11) Social Media Can Not be Measured. This is the biggest misconception. You can monitor your social media efficiency using Key Performance Indicators that are tied with your overall organizational goals and strategy. Using tracking tools and analytics, all engagement using social media can be measured and be used to make decisions that would affect your organization positively in reaching its objectives.
25 Reasons Why Every Business Should Use Social Media
1) Increase your brand equity, awareness and recognition
2) Own your brand’s social presence on the web
3) Monitor your brand reputation
4) Build your brand and create meaningful relationships with your audience
5) Take your message directly to your consumers and interact with them
6) Receive meaningful feedback and constructive criticism
7) Be aligned with technological advances and how your customers interact today.
8) Seem current and “new school” not “old school.”
9) Increase your search engine rankings and receive search engine optimization benefits by improving your linkability factor i.e Obtaining natural links from others pointing to your content
10) Tap into new audiences
11) Increase customer loyalty and stickiness with your product or service
12) Increase traffic and sales
13) Increase your Return on Investment
14) Be able to measure every social engagement and tie it with an outcome and decision-making
15) Build your email list
16) Keep your audience engaged with new, fresh content, thus preventing brand obscurity
17) Establish yourself as an expert
18) Create buzz and enable word of mouth
19) Compete with larger competitors
20) Lower marketing costs and increase savings
21) Target niche audiences that would be interested in your product/service
22) Be more accessible to your audience and increase the communication factor
23) Showcase all your products/services and receive constructive feedback
24) Find out exactly what your customers want and improve your offering to them
25) Your customers can become your street team and evangelists.
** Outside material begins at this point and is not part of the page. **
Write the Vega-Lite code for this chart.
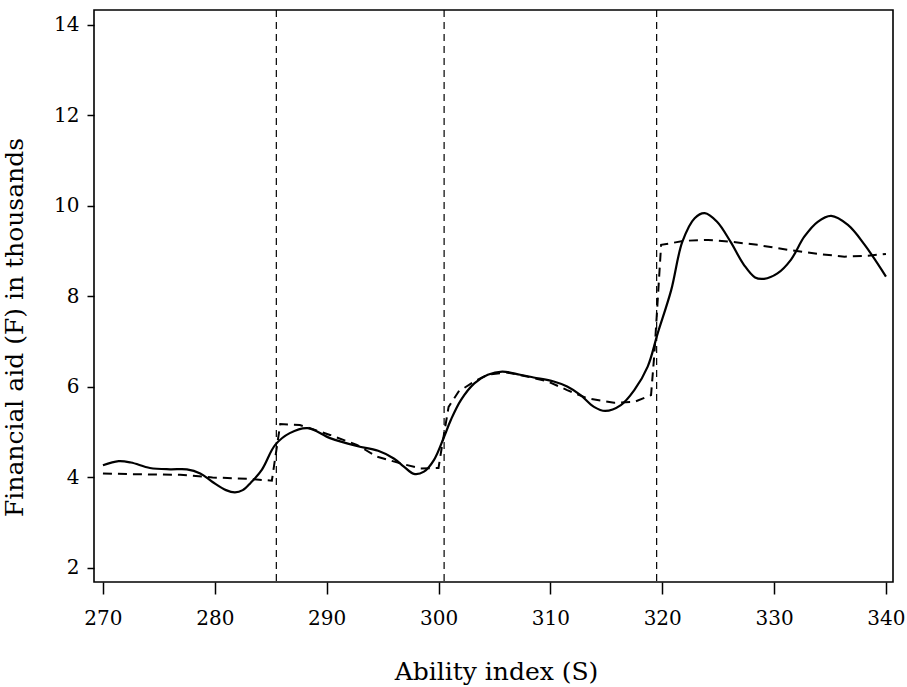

They can spread the word about how great your products or services are
Why Measuring Social Media Engagement is Crucial to Your Business
Improving social engagement is a problem if you can not quantify the level and quality of the social interactions you are having with your audience. Make sure you define quantifiable, explicit goals that can help you calculate Return on Investment.
It is important that you pay attention to what the numbers are telling you instead of focusing only on the numbers themselves as a feel-good statistic. Attach metrics tools, such as Google Analytics, to help you decipher what the numbers mean. Every social interaction should be tracked and translated into a meaningful conclusion that can aid strategic decision-making that affects your objectives. Perhaps your objective might be improving your brand image or getting feedback for product development, so sales might not be as relevant as positive ratings, reviews or feedback. Interpreting the data is key to achieving this. Finding trends and tracking them back to where they began is the important for measuring your ROI.
Without the appropriate measurement tools and tracking every social marketing campaign, you will be operating inefficiently and blindly. Neglect the dangerous myth that claims that social media activities can not be measured and used to impact effective strategic decision-making. Your business long-term success relies on it.